A day later, Yekta Jamali was called into the Paris South Arena 6 for her Olympic debut. 

America’s Tara Nott was the first woman to win an Olympic gold medal in weightlifting. 

That was on 17 September 2000 in Sydney. 

Four years and three months later, Yekta was born in Sedeh Lenjan in Iran. 

Now just 19 years old, she is one of two weightlifters on the 36-person refugee team; she the female in the pair.  

Showing huge promise since taking up the sport six years ago, she travelled to Greece for a junior competition in 2022. She was never able to return to her home, fleeing to Germany to seek asylum.

Although women have been allowed participate in weightlifting in Iran since 2018, the International Olympic Committee (IOC) says that she had to leave her home country “in order to be able to continue safely practising her sport”. 

“My whole life was like this sentence,” she explains, “When I was scared, I was thinking of that and told myself I will go to Germany. I was scared to leave my family, but I did it.

“I am nothing without them, I came to Germany because of the sport, so I have to get up every day. I want my family to be happy. I don’t have just one goal, I have many.”

The sweeping ‘women, life, freedom’ protests of 2022 put a spotlight on the country’s treatment of women following the death of Mahsa Amini in custody of Iran’s morality police in September 2022. 

Fifteen of the 36-person refugee team originally hail from Iran. Of those, five are women. 

Saman Soltani has a similar story to Yekta. She was at an artistic swimming training camp in Barcelona in August 2022, just before the revolt. She had posted pictures on her Instagram account which had triggered the morality police. Initially her family told her to stay abroad for an additional two or three weeks but once the situation escalated, she received a phone call from her parents to tell her not to come back at all. She fled to Austria where she knew somebody from her other sporting love – kayaking. 

“One week after arriving in Vienna this revolution, with women fighting for freedom, started in Iran,” she told the International Canoe Federation.

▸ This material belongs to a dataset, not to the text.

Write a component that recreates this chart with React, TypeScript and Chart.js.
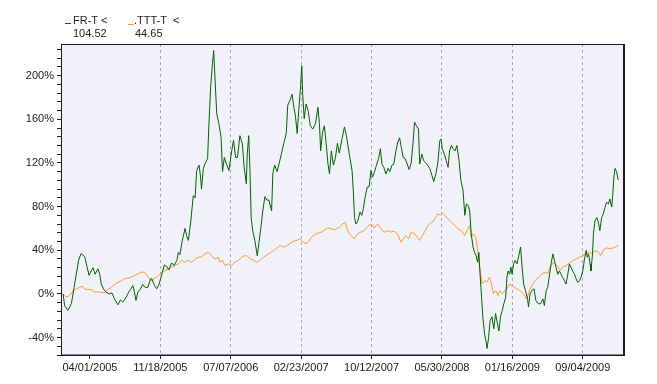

“The pressure became more and more, and they started to kill the people because of their hair. Imagine me as a member of the national team, participating at the artistic swimming camp, so it was not accepted at all. I had nightmares every night, I cried myself to sleep

“I lost three of my friends in this revolution, and so many of my friends, members of the national team, were in the prison. They tortured them, and two members of the canoe family were also in the prison. It was so much pressure on people who were famous.

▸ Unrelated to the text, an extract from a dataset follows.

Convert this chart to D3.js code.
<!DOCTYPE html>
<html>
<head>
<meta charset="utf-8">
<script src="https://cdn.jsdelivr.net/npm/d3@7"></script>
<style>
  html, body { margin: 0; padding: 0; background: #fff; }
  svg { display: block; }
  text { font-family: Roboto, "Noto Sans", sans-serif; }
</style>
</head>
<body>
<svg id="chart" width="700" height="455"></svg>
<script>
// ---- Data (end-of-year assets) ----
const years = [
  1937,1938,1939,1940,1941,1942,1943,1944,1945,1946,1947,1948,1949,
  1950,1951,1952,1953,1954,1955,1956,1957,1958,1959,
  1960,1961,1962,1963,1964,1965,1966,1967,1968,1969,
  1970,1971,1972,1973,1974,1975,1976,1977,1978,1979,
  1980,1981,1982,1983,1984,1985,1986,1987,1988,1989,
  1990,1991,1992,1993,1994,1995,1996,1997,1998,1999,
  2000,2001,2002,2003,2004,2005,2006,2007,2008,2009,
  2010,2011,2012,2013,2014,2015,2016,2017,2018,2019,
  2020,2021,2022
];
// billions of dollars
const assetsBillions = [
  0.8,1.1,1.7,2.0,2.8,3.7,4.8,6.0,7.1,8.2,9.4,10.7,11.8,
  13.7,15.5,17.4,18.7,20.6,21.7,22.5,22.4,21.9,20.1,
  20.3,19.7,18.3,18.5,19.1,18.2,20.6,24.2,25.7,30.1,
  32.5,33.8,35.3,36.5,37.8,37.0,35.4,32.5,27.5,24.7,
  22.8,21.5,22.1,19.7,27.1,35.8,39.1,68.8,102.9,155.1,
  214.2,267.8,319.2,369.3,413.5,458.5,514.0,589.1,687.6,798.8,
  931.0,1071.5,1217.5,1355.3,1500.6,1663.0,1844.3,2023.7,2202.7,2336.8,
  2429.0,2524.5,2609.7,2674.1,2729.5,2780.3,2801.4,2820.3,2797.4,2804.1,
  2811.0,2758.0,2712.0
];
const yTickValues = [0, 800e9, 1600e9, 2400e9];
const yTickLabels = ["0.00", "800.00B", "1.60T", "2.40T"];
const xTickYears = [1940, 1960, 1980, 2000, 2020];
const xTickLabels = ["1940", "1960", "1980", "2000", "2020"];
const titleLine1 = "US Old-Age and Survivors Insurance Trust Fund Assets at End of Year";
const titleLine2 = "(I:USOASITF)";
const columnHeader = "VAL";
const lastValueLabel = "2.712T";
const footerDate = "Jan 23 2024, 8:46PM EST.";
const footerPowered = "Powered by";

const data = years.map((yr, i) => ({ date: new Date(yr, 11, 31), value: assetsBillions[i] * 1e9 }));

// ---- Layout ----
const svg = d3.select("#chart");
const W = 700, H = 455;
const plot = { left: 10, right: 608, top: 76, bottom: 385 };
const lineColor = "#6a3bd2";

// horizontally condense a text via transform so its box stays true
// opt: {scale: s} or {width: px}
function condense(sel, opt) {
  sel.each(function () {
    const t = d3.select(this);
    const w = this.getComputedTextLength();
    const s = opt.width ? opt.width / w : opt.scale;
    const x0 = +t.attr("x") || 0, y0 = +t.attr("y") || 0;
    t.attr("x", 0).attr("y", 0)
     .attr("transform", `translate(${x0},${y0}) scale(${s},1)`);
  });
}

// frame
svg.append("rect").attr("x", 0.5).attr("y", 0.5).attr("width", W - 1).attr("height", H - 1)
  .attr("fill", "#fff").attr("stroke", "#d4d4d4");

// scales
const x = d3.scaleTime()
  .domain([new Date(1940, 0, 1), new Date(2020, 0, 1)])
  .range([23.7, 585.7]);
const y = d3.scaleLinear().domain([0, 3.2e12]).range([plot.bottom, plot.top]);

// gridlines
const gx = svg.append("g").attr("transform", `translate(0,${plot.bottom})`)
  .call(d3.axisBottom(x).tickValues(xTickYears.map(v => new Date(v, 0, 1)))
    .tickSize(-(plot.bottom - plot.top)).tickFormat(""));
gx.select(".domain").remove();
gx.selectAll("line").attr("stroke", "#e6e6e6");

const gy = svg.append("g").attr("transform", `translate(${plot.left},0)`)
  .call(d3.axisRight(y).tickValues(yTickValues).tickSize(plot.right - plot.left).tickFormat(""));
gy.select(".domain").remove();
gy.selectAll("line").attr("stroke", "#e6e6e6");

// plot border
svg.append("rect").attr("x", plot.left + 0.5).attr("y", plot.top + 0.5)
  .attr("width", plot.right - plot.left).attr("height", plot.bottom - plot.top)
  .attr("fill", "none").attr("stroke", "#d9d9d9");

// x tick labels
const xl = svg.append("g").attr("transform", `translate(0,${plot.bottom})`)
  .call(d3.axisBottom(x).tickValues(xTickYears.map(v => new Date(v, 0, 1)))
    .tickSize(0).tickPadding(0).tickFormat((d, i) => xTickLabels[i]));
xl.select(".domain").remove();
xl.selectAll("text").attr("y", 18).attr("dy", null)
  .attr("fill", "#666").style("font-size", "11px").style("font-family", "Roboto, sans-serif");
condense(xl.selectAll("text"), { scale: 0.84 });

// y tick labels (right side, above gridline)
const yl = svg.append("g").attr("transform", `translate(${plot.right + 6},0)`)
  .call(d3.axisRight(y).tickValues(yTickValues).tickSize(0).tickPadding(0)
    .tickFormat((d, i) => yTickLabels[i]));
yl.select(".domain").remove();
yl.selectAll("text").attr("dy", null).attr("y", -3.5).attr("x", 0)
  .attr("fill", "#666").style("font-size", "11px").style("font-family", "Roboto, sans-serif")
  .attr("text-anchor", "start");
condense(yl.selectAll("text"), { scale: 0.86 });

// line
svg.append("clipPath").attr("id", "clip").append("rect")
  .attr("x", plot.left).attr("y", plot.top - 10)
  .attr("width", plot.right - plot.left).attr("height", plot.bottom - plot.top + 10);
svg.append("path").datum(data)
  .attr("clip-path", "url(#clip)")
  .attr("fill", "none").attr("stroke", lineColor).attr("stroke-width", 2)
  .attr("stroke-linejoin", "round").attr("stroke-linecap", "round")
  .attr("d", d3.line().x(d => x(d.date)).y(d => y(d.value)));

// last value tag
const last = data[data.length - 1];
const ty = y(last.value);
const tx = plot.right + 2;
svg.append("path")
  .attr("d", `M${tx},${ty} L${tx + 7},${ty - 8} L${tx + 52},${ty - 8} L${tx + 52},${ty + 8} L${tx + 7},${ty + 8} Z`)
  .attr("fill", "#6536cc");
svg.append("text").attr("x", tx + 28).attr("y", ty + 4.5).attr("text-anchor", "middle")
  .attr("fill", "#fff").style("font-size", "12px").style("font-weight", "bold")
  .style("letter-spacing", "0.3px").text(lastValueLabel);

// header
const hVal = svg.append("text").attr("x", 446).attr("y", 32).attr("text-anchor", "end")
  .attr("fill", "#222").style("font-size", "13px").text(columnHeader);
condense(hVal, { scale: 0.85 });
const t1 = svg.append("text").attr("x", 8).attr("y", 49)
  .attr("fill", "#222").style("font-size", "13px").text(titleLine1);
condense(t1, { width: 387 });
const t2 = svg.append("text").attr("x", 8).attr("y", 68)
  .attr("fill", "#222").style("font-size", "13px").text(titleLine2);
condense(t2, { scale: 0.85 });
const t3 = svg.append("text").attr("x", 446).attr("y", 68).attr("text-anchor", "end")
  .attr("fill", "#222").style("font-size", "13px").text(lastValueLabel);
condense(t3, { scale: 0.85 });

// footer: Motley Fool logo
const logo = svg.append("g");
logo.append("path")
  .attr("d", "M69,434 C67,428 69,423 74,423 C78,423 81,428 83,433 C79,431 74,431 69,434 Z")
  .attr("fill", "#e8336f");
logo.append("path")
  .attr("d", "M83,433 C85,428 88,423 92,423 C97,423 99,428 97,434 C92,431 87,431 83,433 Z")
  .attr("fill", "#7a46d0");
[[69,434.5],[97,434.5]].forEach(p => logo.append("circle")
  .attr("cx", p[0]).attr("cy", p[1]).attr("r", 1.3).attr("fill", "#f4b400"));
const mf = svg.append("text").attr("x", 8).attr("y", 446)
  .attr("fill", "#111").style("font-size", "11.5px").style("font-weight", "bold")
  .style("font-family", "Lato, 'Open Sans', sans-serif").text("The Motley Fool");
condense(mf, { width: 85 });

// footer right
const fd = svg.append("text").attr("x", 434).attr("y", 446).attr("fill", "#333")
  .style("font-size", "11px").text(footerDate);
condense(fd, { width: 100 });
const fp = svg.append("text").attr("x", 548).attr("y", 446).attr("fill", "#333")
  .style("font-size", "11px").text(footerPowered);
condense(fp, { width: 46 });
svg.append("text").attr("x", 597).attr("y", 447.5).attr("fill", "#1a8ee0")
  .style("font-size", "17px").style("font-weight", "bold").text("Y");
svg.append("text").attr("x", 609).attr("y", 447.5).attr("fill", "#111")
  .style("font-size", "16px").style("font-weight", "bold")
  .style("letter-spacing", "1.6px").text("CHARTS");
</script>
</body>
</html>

“I was panicking, I had a really hard time. I had nightmares every night, I cried myself to sleep, I dreamt someone had come and was forcing me to go back.

“I lost everything. I lost my family, I lost my job, I had a car, I had a gym – I lost it all for nothing. I think its my right to live freely, and to learn, and to improve and to follow my dreams.

“I had two choices – become depressed and die there, or start one more fight for my dreams.”

When Yekta Jamali stepped on the mat faced with a 95kg, it was her dream fulfilled. Five good lifts in competition later and she had secured a personal best and 9th place in the 81kg category.

“I’m so happy to be here,” she told The Journal through a translator after the Norwegian Solfrid Koanda set an Olympic record on the way to winning gold. 

“It is very important to me, it’s a dream. I am very happy with my personal best too.”

But Jamali’s previous life, as well as the women and girls battling for their rights in Iran are not far from her thoughts. 

She says her family still cry every time she calls home, her mother’s only wish to be able to hug her still teenage daughter. 

Jamali’s focus now is to keep training to improve and move up the ranks in her chosen sport. The youngest in the competition, her future in Germany looks bright. Even though she is abroad, she says, she will keep fighting for women’s right in Iran. 

And her message to those still in her home country is to do the same. 

“They all have to continue fighting, even if it gets hard and it’s not going that well,” she says. 

 

The Olympic Games have drawn to a close but the battle for home continues for the 36 athletes of the ever-growing refugee team.